Une puissance résiduelle thermique estimée à environ 1 Mw par coeur
"Ceci est impossible, comme je l'ai déjà expliqué, du fait de la nature même de la décroissance radioactive. Quatre mois après l'accident, la chaleur produite actuellement provient principalement d'éléments radioactifs de longue période de demi-vie. La puissance calorifique qui est estimée à environ un Mégawatt ne décroitra pas beaucoup même 6 mois après l'accident."
"La masse du coeur fondu [corium] doit représenter environ 4 m de diamètre ; imaginez une énergie thermique de quelques milliers de Kilowatts contenue dans le volume représenté par quelques tatamis de salon.
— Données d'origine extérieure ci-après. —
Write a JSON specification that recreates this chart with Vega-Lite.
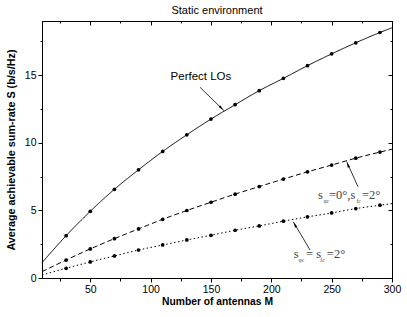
{
  "$schema": "https://vega.github.io/schema/vega-lite/v6.json",
  "width": 350,
  "height": 257,
  "autosize": {"type": "none"},
  "padding": {"left": 42, "top": 21, "right": 15, "bottom": 39},
  "background": "white",
  "config": {
    "font": "Liberation Sans",
    "view": {"stroke": "black", "strokeWidth": 1},
    "axis": {"grid": false, "domainColor": "black", "tickColor": "black", "labelColor": "black", "titleColor": "black", "labelFont": "Liberation Sans", "titleFont": "Liberation Sans", "labelFontSize": 10.5, "titleFontWeight": "bold", "domainWidth": 1, "tickWidth": 1}
  },
  "title": {"text": "Static environment", "fontSize": 11, "fontWeight": "normal", "font": "Liberation Sans", "color": "black", "offset": 5},
  "datasets": {
    "curves": [
      {"series": "Perfect LOs", "M": 10, "S": 1.13},
      {"series": "Perfect LOs", "M": 30, "S": 3.13},
      {"series": "Perfect LOs", "M": 50, "S": 4.93},
      {"series": "Perfect LOs", "M": 70, "S": 6.56},
      {"series": "Perfect LOs", "M": 90, "S": 8.0},
      {"series": "Perfect LOs", "M": 110, "S": 9.36},
      {"series": "Perfect LOs", "M": 130, "S": 10.59},
      {"series": "Perfect LOs", "M": 150, "S": 11.75},
      {"series": "Perfect LOs", "M": 170, "S": 12.81},
      {"series": "Perfect LOs", "M": 190, "S": 13.85},
      {"series": "Perfect LOs", "M": 210, "S": 14.76},
      {"series": "Perfect LOs", "M": 230, "S": 15.70},
      {"series": "Perfect LOs", "M": 250, "S": 16.57},
      {"series": "Perfect LOs", "M": 270, "S": 17.39},
      {"series": "Perfect LOs", "M": 290, "S": 18.15},
      {"series": "Perfect LOs", "M": 300, "S": 18.5},
      {"series": "phi0_fc2", "M": 10, "S": 0.47},
      {"series": "phi0_fc2", "M": 30, "S": 1.33},
      {"series": "phi0_fc2", "M": 50, "S": 2.15},
      {"series": "phi0_fc2", "M": 70, "S": 2.91},
      {"series": "phi0_fc2", "M": 90, "S": 3.63},
      {"series": "phi0_fc2", "M": 110, "S": 4.34},
      {"series": "phi0_fc2", "M": 130, "S": 4.99},
      {"series": "phi0_fc2", "M": 150, "S": 5.6},
      {"series": "phi0_fc2", "M": 170, "S": 6.2},
      {"series": "phi0_fc2", "M": 190, "S": 6.76},
      {"series": "phi0_fc2", "M": 210, "S": 7.31},
      {"series": "phi0_fc2", "M": 230, "S": 7.85},
      {"series": "phi0_fc2", "M": 250, "S": 8.35},
      {"series": "phi0_fc2", "M": 270, "S": 8.86},
      {"series": "phi0_fc2", "M": 290, "S": 9.31},
      {"series": "phi0_fc2", "M": 300, "S": 9.52},
      {"series": "phi2_fc2", "M": 10, "S": 0.22},
      {"series": "phi2_fc2", "M": 30, "S": 0.72},
      {"series": "phi2_fc2", "M": 50, "S": 1.19},
      {"series": "phi2_fc2", "M": 70, "S": 1.63},
      {"series": "phi2_fc2", "M": 90, "S": 2.07},
      {"series": "phi2_fc2", "M": 110, "S": 2.44},
      {"series": "phi2_fc2", "M": 130, "S": 2.81},
      {"series": "phi2_fc2", "M": 150, "S": 3.16},
      {"series": "phi2_fc2", "M": 170, "S": 3.53},
      {"series": "phi2_fc2", "M": 190, "S": 3.85},
      {"series": "phi2_fc2", "M": 210, "S": 4.2},
      {"series": "phi2_fc2", "M": 230, "S": 4.52},
      {"series": "phi2_fc2", "M": 250, "S": 4.81},
      {"series": "phi2_fc2", "M": 270, "S": 5.13},
      {"series": "phi2_fc2", "M": 290, "S": 5.38},
      {"series": "phi2_fc2", "M": 300, "S": 5.5}
    ],
    "arrows": [
      {"x": 140.9, "y": 14.10, "x2": 160.8, "y2": 12.37, "hx": 158.6, "hy": 12.56, "angle": 134},
      {"x": 271.8, "y": 6.75, "x2": 262.5, "y2": 8.60, "hx": 263.4, "hy": 8.38, "angle": 336},
      {"x": 232.1, "y": 2.07, "x2": 218.2, "y2": 4.16, "hx": 219.5, "hy": 3.94, "angle": 330}
    ],
    "sans": [
      {"x": 141.7, "y": 14.86, "text": "Perfect LOs"}
    ],
    "serif": [
      {"x": 238.7, "y": 5.84, "text": "s"},
      {"x": 247.8, "y": 5.84, "text": "=0°,s"},
      {"x": 275.1, "y": 5.84, "text": "=2°"},
      {"x": 218.5, "y": 1.48, "text": "s"},
      {"x": 228.8, "y": 1.48, "text": "= s"},
      {"x": 246.0, "y": 1.48, "text": "=2°"}
    ],
    "subs": [
      {"x": 243.2, "y": 5.54, "text": "φc"},
      {"x": 270.6, "y": 5.54, "text": "fc"},
      {"x": 222.6, "y": 1.18, "text": "φc"},
      {"x": 240.6, "y": 1.18, "text": "fc"}
    ]
  },
  "layer": [
    {
      "data": {"name": "curves"},
      "mark": {"type": "line", "interpolate": "monotone", "color": "black", "strokeWidth": 1},
      "encoding": {
        "x": {"field": "M", "type": "quantitative", "scale": {"domain": [10, 300], "nice": false, "zero": false},
          "axis": {"orient": "bottom", "title": "Number of antennas M", "titleFontSize": 10.3, "values": [25, 50, 75, 100, 125, 150, 175, 200, 225, 250, 275, 300],
            "labelExpr": "datum.value % 50 === 0 ? datum.label : ''",
            "tickSize": {"condition": {"test": "datum.value % 50 === 0", "value": 4}, "value": 3}, "labelPadding": 2, "titlePadding": 2, "labelFlush": false}},
        "y": {"field": "S", "type": "quantitative", "scale": {"domain": [0, 19], "nice": false},
          "axis": {"orient": "left", "title": "Average achievable sum-rate S (b/s/Hz)", "titleFontSize": 10.8, "values": [0, 2.5, 5, 7.5, 10, 12.5, 15, 17.5],
            "labelExpr": "datum.value % 5 === 0 ? datum.label : ''",
            "tickSize": {"condition": {"test": "datum.value % 5 === 0", "value": 4}, "value": 2}, "labelPadding": 2, "titlePadding": 8, "labelFlush": false}},
        "detail": {"field": "series"},
        "strokeDash": {"field": "series", "type": "nominal", "legend": null,
          "scale": {"domain": ["Perfect LOs", "phi0_fc2", "phi2_fc2"], "range": [[1, 0], [5, 3], [1.5, 2.5]]}}
      }
    },
    {
      "data": {"name": "curves"},
      "transform": [{"filter": "datum.M >= 30 && datum.M <= 290"}],
      "mark": {"type": "point", "filled": true, "color": "black", "size": 14, "opacity": 1},
      "encoding": {
        "x": {"field": "M", "type": "quantitative", "axis": null},
        "y": {"field": "S", "type": "quantitative", "axis": null}
      }
    },
    {
      "data": {"name": "arrows"},
      "mark": {"type": "rule", "color": "black", "strokeWidth": 0.8},
      "encoding": {
        "x": {"field": "x", "type": "quantitative", "axis": null},
        "y": {"field": "y", "type": "quantitative", "axis": null},
        "x2": {"field": "x2"},
        "y2": {"field": "y2"}
      }
    },
    {
      "data": {"name": "arrows"},
      "mark": {"type": "point", "shape": "M0,-1L0.45,1L-0.45,1Z", "filled": true, "color": "black", "size": 30, "opacity": 1},
      "encoding": {
        "x": {"field": "hx", "type": "quantitative", "axis": null},
        "y": {"field": "hy", "type": "quantitative", "axis": null},
        "angle": {"field": "angle", "type": "quantitative", "scale": null}
      }
    },
    {
      "data": {"name": "sans"},
      "mark": {"type": "text", "font": "Liberation Sans", "fontSize": 11.5, "color": "black", "align": "center", "baseline": "middle"},
      "encoding": {
        "x": {"field": "x", "type": "quantitative", "axis": null},
        "y": {"field": "y", "type": "quantitative", "axis": null},
        "text": {"field": "text"}
      }
    },
    {
      "data": {"name": "serif"},
      "mark": {"type": "text", "font": "Liberation Serif", "fontSize": 12.5, "color": "#444444", "align": "left", "baseline": "alphabetic"},
      "encoding": {
        "x": {"field": "x", "type": "quantitative", "axis": null},
        "y": {"field": "y", "type": "quantitative", "axis": null},
        "text": {"field": "text"}
      }
    },
    {
      "data": {"name": "subs"},
      "mark": {"type": "text", "font": "Liberation Serif", "fontSize": 5.5, "color": "#444444", "align": "left", "baseline": "alphabetic"},
      "encoding": {
        "x": {"field": "x", "type": "quantitative", "axis": null},
        "y": {"field": "y", "type": "quantitative", "axis": null},
        "text": {"field": "text"}
      }
    },
    {
      "data": {"name": "curves"},
      "mark": {"type": "point", "opacity": 0},
      "encoding": {
        "x": {"field": "M", "type": "quantitative",
          "axis": {"orient": "top", "title": null, "labels": false, "values": [25, 50, 75, 100, 125, 150, 175, 200, 225, 250, 275, 300],
            "tickSize": {"condition": {"test": "datum.value % 50 === 0", "value": -4}, "value": -2}}},
        "y": {"field": "S", "type": "quantitative",
          "axis": {"orient": "right", "title": null, "labels": false, "values": [0, 2.5, 5, 7.5, 10, 12.5, 15, 17.5],
            "tickSize": {"condition": {"test": "datum.value % 5 === 0", "value": -4}, "value": -2}}}
      }
    }
  ],
  "resolve": {"axis": {"x": "independent", "y": "independent"}}
}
Le système de refroidissement actuel largue simplement de l'eau sur le coeur ; l'étape suivante prévoit simplement de faire tourner l'eau dans un circuit fermé qui n'aménera aucune amélioration de performance de refroidissement et donc aucune chance de solidifier le corium."
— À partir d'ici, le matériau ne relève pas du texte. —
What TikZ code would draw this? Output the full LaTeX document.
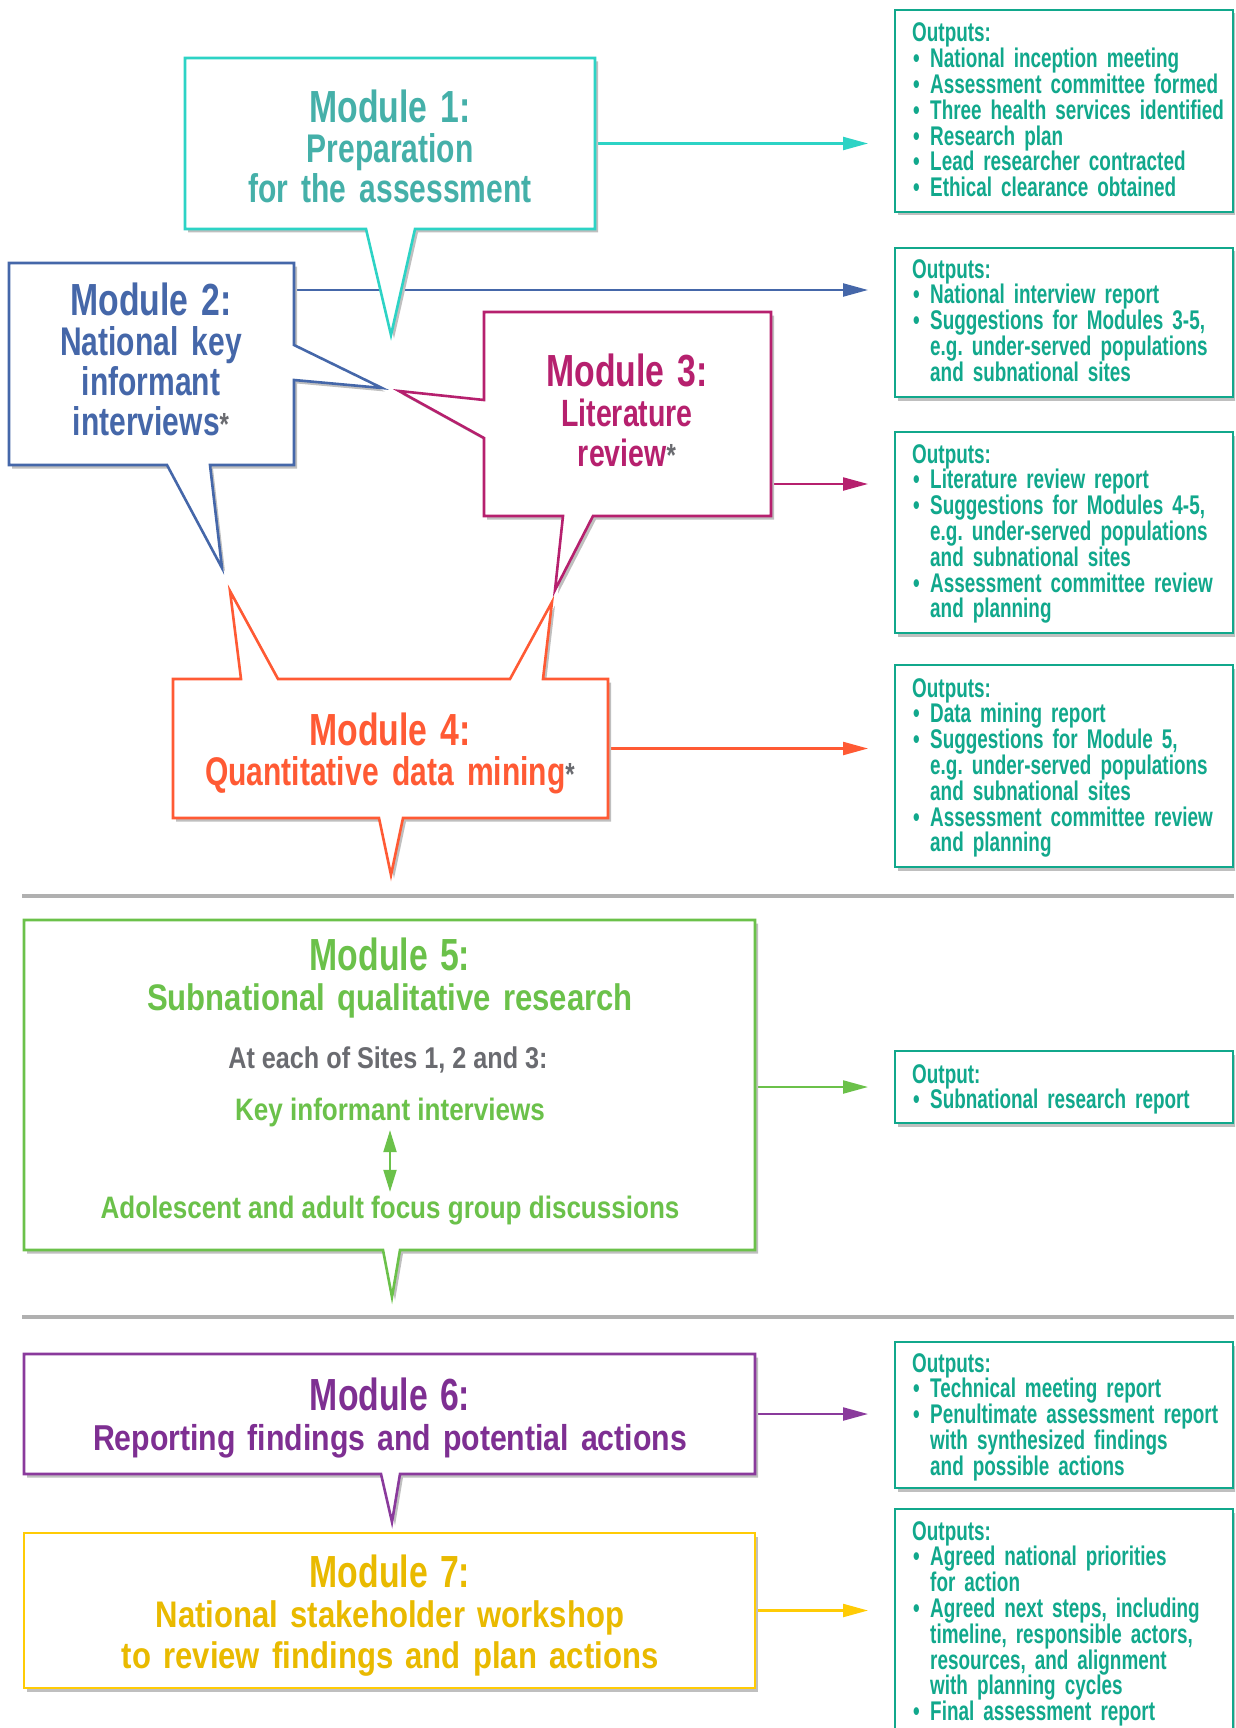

Trop tard pour un refroidissement "brutal" ?
"Pour stabiliser [le site de] Fukushima, utiliser un refroidissement efficace comme à TMI n'est pas totalement impossible mais il semble bien que la fenêtre d'opportunité soit maintenant close du fait de la contamination importante de l'eau injectée dans le site depuis 4 mois et d'autre part du déficit en informations vitales comme l'emplacement et la disposition des coeurs fondus qui doivent être ciblés par le refroidissement."
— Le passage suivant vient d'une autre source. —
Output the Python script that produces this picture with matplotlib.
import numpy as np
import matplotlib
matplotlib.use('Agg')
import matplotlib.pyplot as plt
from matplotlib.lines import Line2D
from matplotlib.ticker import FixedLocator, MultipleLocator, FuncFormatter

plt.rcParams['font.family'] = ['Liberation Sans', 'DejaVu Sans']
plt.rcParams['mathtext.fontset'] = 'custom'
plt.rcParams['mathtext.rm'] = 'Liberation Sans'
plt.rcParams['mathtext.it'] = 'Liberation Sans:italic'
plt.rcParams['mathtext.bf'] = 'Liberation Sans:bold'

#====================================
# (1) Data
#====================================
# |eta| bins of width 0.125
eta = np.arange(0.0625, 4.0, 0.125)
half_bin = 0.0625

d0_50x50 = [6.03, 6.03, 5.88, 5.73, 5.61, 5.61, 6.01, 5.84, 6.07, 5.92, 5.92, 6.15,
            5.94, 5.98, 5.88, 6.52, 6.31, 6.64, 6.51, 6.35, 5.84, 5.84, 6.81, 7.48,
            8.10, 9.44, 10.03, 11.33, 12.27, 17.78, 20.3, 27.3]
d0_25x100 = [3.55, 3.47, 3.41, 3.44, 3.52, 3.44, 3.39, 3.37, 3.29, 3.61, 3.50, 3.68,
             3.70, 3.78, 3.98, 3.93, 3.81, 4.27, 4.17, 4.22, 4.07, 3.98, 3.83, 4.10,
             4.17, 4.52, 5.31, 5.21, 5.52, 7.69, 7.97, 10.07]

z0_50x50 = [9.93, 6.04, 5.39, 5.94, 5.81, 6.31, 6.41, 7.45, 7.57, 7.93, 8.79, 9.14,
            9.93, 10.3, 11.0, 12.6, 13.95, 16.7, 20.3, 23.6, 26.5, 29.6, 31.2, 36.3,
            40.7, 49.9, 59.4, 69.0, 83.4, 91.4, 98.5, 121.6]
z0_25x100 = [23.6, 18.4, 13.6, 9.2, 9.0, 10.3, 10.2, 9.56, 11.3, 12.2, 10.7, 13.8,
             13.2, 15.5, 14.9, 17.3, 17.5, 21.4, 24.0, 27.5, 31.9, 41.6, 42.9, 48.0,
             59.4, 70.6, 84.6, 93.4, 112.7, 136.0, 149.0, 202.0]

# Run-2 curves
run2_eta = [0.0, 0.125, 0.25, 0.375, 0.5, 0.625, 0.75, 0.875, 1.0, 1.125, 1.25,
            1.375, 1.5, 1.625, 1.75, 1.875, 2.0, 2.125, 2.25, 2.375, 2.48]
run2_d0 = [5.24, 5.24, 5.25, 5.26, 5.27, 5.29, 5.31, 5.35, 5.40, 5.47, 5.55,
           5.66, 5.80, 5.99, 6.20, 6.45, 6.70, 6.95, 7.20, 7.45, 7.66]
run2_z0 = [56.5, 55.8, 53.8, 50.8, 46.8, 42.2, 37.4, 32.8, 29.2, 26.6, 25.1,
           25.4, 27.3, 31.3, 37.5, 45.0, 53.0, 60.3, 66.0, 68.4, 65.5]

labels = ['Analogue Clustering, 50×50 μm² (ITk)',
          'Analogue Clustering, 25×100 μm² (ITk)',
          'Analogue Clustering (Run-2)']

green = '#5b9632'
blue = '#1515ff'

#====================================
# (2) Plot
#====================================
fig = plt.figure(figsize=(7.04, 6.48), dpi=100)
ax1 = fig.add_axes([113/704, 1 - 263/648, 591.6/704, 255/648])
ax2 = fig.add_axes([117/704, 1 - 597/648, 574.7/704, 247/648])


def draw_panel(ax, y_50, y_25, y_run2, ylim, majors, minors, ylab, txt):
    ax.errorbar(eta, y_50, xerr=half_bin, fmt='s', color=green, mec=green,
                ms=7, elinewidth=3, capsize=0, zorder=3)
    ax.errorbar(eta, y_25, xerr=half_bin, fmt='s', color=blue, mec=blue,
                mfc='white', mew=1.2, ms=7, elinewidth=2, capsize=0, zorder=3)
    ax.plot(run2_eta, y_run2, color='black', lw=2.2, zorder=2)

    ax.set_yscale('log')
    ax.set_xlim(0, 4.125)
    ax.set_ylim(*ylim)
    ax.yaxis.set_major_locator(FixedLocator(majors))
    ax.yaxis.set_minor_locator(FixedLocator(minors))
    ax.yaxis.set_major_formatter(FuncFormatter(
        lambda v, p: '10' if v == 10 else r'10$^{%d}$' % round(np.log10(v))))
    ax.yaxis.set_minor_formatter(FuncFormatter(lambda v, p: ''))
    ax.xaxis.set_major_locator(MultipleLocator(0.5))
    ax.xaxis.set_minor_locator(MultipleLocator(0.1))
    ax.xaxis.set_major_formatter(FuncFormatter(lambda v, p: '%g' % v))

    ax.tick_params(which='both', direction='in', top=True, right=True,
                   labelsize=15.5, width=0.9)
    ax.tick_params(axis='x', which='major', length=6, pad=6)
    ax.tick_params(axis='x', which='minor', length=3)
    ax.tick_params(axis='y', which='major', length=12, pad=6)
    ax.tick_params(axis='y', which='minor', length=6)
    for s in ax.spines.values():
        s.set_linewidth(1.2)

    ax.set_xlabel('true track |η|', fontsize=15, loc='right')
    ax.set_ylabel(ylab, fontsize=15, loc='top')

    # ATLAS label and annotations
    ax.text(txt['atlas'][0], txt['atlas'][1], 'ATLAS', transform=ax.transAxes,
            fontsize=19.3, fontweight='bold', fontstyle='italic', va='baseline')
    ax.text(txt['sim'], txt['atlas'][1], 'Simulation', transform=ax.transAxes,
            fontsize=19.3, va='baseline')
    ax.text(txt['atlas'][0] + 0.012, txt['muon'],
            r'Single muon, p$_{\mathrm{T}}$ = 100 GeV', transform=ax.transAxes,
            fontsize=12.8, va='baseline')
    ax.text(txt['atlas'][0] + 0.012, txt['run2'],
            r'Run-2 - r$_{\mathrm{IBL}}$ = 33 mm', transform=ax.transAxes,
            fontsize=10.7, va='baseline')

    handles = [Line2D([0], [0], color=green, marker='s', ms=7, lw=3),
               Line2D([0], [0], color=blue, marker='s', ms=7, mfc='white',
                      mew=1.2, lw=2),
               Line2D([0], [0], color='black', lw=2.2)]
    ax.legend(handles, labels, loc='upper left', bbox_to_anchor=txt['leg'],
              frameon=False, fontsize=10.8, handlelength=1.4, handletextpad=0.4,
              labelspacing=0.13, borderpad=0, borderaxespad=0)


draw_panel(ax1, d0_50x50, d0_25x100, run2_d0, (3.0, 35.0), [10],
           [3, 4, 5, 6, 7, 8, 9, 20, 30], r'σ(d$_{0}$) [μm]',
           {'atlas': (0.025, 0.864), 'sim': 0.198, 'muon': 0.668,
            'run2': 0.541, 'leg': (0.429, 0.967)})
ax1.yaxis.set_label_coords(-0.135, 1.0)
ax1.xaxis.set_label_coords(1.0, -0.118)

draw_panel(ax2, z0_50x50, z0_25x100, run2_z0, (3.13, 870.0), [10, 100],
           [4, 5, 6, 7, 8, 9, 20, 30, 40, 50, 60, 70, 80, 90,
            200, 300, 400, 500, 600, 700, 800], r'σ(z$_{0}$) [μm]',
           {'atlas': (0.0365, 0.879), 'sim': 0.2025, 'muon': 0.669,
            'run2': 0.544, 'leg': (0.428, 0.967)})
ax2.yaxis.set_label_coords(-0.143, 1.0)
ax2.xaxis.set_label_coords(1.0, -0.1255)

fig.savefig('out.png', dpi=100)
"Une autre option est d'utiliser un refroidissement par air. Ceci impliquerait une interruption des opérations actuelles de refroidissement afin de laisser le coeur accentuer sa fusion et qu'il descende sur la partie basse de la cuve de confinement, ceci ayant pour effet d'augmenter la surface d'échange thermique ; à l'issue de cette intervention le refroidissement pourrait être relancé. Il faut bien noter que mettre en oeuvre cette option implique de résoudre plusieurs problèmes techniques et notamment la prévention d'éventuelles explosions de vapeur. Il est possible d'effectuer cette opération en toute sécurité en étant très vigilant et très courageux." [!]
Un statu quo "honteux" ?
"La troisième et dernière option est de ne rien faire de plus : laisser le coeur fondu dans un courant d'eau puis attendre qu'il finisse par se solidifier. Ceci qui pourrait prendre un temps assez long avant que les éléments ne se solidifient. Etant dans un pays qui se dit très fier de son avancée technologique, une telle inaction me semblerait indigne !
"De la manière dont les éléments se déroulent, j'ai pourtant l'impression que c'est la réponse choisie [par les autorités]. Quel que soit le choix final, cette décision affectera très largement le chemin que prendra notre nation pour stabiliser la centrale."
Le grain de sel de gen4 :
L'analyse de M. Ishikawa est exemplaire, d'autant plus qu'elle contredit frontalement celle claironnée par Tepco et les autorités ; il existe par contre une hypothèse selon laquelle les autorités aient malgré tout raison de chosir le statu quo : le combustible fondu ne serait pas localisé dans le confinement mais au-delà, donnée sur laquelle plus personne, y compris les meilleurs scientifiques et les meilleurs techniciens du monde ne pourraient plus intervenir dans un avenir proche.
Il n'existerait simplement pas de solution à ce problème... à l'échelle humaine.